■ AIM OF THE TASK: The lines from the top of the material through the line with "TOTAL DE TRANSPORTE" are to be set down exactly. Leave the pictures out.

■ DATA SECTION:
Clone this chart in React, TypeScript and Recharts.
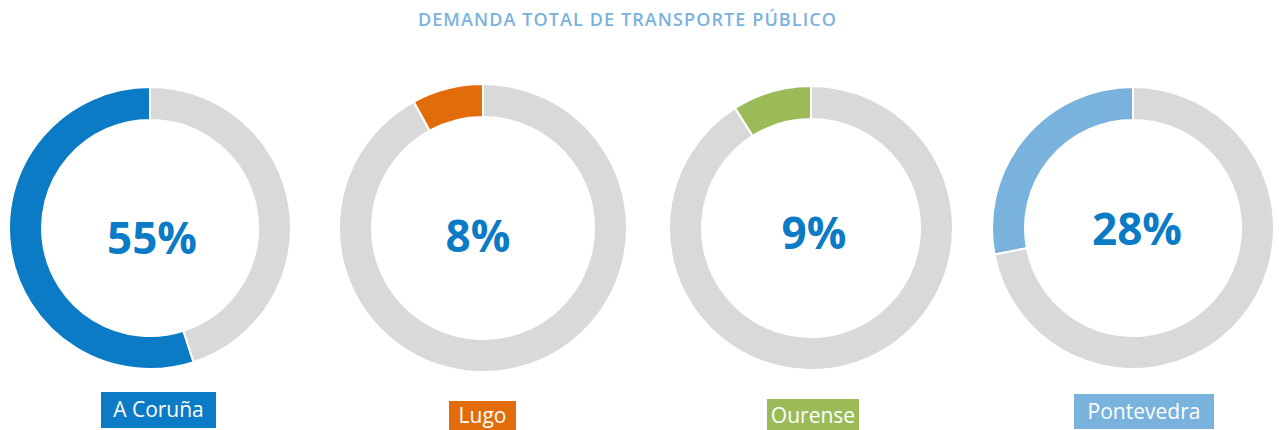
import React from "react";
import { PieChart, Pie, Cell, Label } from "recharts";

// Data
const provinces = ["A Coruña", "Lugo", "Ourense", "Pontevedra"];
const shares = [55, 8, 9, 28];
const colors = ["#0a7bc4", "#e36c0a", "#9bbb59", "#7ab2de"];
const REST_COLOR = "#d9d9d9";
const TITLE = "DEMANDA TOTAL DE TRANSPORTE PÚBLICO";

// Layout per donut (page pixels)
const layout = [
  { cx: 150, cy: 228, outer: 141, inner: 108, textDx: 2, textDy: 9, box: { x: 101, y: 392, w: 115, h: 36 } },
  { cx: 483, cy: 228, outer: 144, inner: 111, textDx: -5, textDy: 7, box: { x: 449, y: 401, w: 67, h: 34 } },
  { cx: 811, cy: 228, outer: 142, inner: 109, textDx: 3, textDy: 4, box: { x: 767, y: 399, w: 92, h: 31 } },
  { cx: 1133, cy: 228, outer: 141, inner: 108, textDx: 4, textDy: 0, box: { x: 1074, y: 394, w: 140, h: 35 } },
];

const FONT = "'Open Sans', 'Noto Sans', sans-serif";

const W = 1279;
const H = 430;

export default function App() {
  return (
    <div style={{ position: "absolute", left: 0, top: 0, width: W, height: H, background: "#fff" }}>
      <div
        style={{
          position: "absolute",
          left: -12,
          top: 7,
          width: W,
          textAlign: "center",
          fontFamily: FONT,
          fontSize: 18,
          fontWeight: 600,
          color: "#7ab2de",
          letterSpacing: 1.1,
        }}
      >
        {TITLE}
      </div>
      <PieChart width={W} height={H} margin={{ top: 0, right: 0, bottom: 0, left: 0 }}>
        {provinces.map((name, i) => {
          const l = layout[i];
          const data = [
            { name, value: shares[i] },
            { name: "Resto", value: 100 - shares[i] },
          ];
          return (
            <Pie
              key={name}
              data={data}
              dataKey="value"
              cx={l.cx}
              cy={l.cy}
              innerRadius={l.inner}
              outerRadius={l.outer}
              startAngle={90}
              endAngle={450}
              stroke="#ffffff"
              strokeWidth={2}
              isAnimationActive={false}
            >
              <Cell fill={colors[i]} />
              <Cell fill={REST_COLOR} />
              <Label
                position="center"
                content={() => (
                  <g>
                    <text
                      x={l.cx + l.textDx}
                      y={l.cy + l.textDy}
                      textAnchor="middle"
                      dominantBaseline="central"
                      fontFamily={FONT}
                      fontWeight={700}
                      fontSize={44}
                      fill="#0a7bc4"
                    >
                      {`${shares[i]}%`}
                    </text>
                    <rect x={l.box.x} y={l.box.y} width={l.box.w} height={l.box.h} fill={colors[i]} />
                    <text
                      x={l.box.x + l.box.w / 2}
                      y={Math.min(l.box.y + 25, 423)}
                      textAnchor="middle"
                      fontFamily={FONT}
                      fontSize={21}
                      fill="#ffffff"
                    >
                      {name}
                    </text>
                  </g>
                )}
              />
            </Pie>
          );
        })}
      </PieChart>
    </div>
  );
}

■ SOLUTION BELOW:
Clone this chart in React, TypeScript and Recharts.
import React from "react";
import { PieChart, Pie, Cell, Label } from "recharts";

// Data
const provinces = ["A Coruña", "Lugo", "Ourense", "Pontevedra"];
const shares = [55, 8, 9, 28];
const colors = ["#0a7bc4", "#e36c0a", "#9bbb59", "#7ab2de"];
const REST_COLOR = "#d9d9d9";
const TITLE = "DEMANDA TOTAL DE TRANSPORTE PÚBLICO";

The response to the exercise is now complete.